(DATA LINES):
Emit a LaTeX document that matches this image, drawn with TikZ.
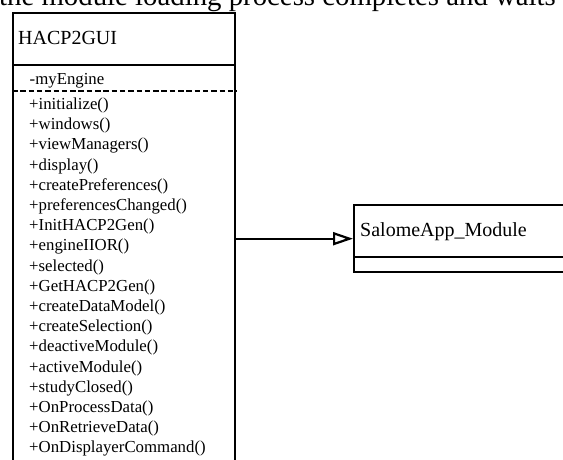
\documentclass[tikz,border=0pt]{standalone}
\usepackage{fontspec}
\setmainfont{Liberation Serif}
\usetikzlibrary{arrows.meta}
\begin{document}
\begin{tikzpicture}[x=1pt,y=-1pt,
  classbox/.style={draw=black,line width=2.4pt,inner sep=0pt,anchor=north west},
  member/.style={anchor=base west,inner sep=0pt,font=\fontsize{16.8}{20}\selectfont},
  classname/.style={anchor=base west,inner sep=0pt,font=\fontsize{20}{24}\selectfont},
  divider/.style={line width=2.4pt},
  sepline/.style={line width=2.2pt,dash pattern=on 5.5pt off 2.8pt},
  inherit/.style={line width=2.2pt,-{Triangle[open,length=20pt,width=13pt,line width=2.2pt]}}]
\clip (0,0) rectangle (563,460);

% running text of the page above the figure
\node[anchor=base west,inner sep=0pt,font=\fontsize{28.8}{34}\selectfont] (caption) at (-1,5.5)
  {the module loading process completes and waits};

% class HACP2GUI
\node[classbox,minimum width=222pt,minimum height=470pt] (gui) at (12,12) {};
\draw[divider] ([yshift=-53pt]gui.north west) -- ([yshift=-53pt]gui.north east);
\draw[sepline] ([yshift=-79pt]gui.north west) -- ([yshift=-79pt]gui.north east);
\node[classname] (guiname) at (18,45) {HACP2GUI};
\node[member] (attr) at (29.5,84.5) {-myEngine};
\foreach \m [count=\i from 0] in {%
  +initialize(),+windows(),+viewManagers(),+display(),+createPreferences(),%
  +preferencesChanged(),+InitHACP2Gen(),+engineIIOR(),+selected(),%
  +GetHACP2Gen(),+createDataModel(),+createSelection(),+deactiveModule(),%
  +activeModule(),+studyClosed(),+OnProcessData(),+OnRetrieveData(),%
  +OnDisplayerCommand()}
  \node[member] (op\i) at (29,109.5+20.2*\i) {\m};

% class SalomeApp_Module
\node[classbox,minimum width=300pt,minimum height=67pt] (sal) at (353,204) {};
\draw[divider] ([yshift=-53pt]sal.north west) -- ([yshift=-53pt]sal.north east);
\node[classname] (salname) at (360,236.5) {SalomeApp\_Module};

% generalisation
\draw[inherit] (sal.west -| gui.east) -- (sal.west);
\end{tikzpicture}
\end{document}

(TASK TO CARRY OUT): Please write out all of the material above without changing a word, and omit any pictures.

(TASK SOLUTION):
Emit a LaTeX document that matches this image, drawn with TikZ.
\documentclass[tikz,border=0pt]{standalone}
\usepackage{fontspec}
\setmainfont{Liberation Serif}
\usetikzlibrary{arrows.meta}
\begin{document}
\begin{tikzpicture}[x=1pt,y=-1pt,
  classbox/.style={draw=black,line width=2.4pt,inner sep=0pt,anchor=north west},
  member/.style={anchor=base west,inner sep=0pt,font=\fontsize{16.8}{20}\selectfont},
  classname/.style={anchor=base west,inner sep=0pt,font=\fontsize{20}{24}\selectfont},
  divider/.style={line width=2.4pt},
  sepline/.style={line width=2.2pt,dash pattern=on 5.5pt off 2.8pt},
  inherit/.style={line width=2.2pt,-{Triangle[open,length=20pt,width=13pt,line width=2.2pt]}}]
\clip (0,0) rectangle (563,460);

% running text of the page above the figure
\node[anchor=base west,inner sep=0pt,font=\fontsize{28.8}{34}\selectfont] (caption) at (-1,5.5)
  {the module loading process completes and waits};

% class HACP2GUI
\node[classbox,minimum width=222pt,minimum height=470pt] (gui) at (12,12) {};
\draw[divider] ([yshift=-53pt]gui.north west) -- ([yshift=-53pt]gui.north east);
\draw[sepline] ([yshift=-79pt]gui.north west) -- ([yshift=-79pt]gui.north east);
\node[classname] (guiname) at (18,45) {HACP2GUI};
\node[member] (attr) at (29.5,84.5) {-myEngine};
\foreach \m [count=\i from 0] in {%
  +initialize(),+windows(),+viewManagers(),+display(),+createPreferences(),%
  +preferencesChanged(),+InitHACP2Gen(),+engineIIOR(),+selected(),%
  +GetHACP2Gen(),+createDataModel(),+createSelection(),+deactiveModule(),%
  +activeModule(),+studyClosed(),+OnProcessData(),+OnRetrieveData(),%
  +OnDisplayerCommand()}
  \node[member] (op\i) at (29,109.5+20.2*\i) {\m};

% class SalomeApp_Module
\node[classbox,minimum width=300pt,minimum height=67pt] (sal) at (353,204) {};
\draw[divider] ([yshift=-53pt]sal.north west) -- ([yshift=-53pt]sal.north east);
\node[classname] (salname) at (360,236.5) {SalomeApp\_Module};

% generalisation
\draw[inherit] (sal.west -| gui.east) -- (sal.west);
\end{tikzpicture}
\end{document}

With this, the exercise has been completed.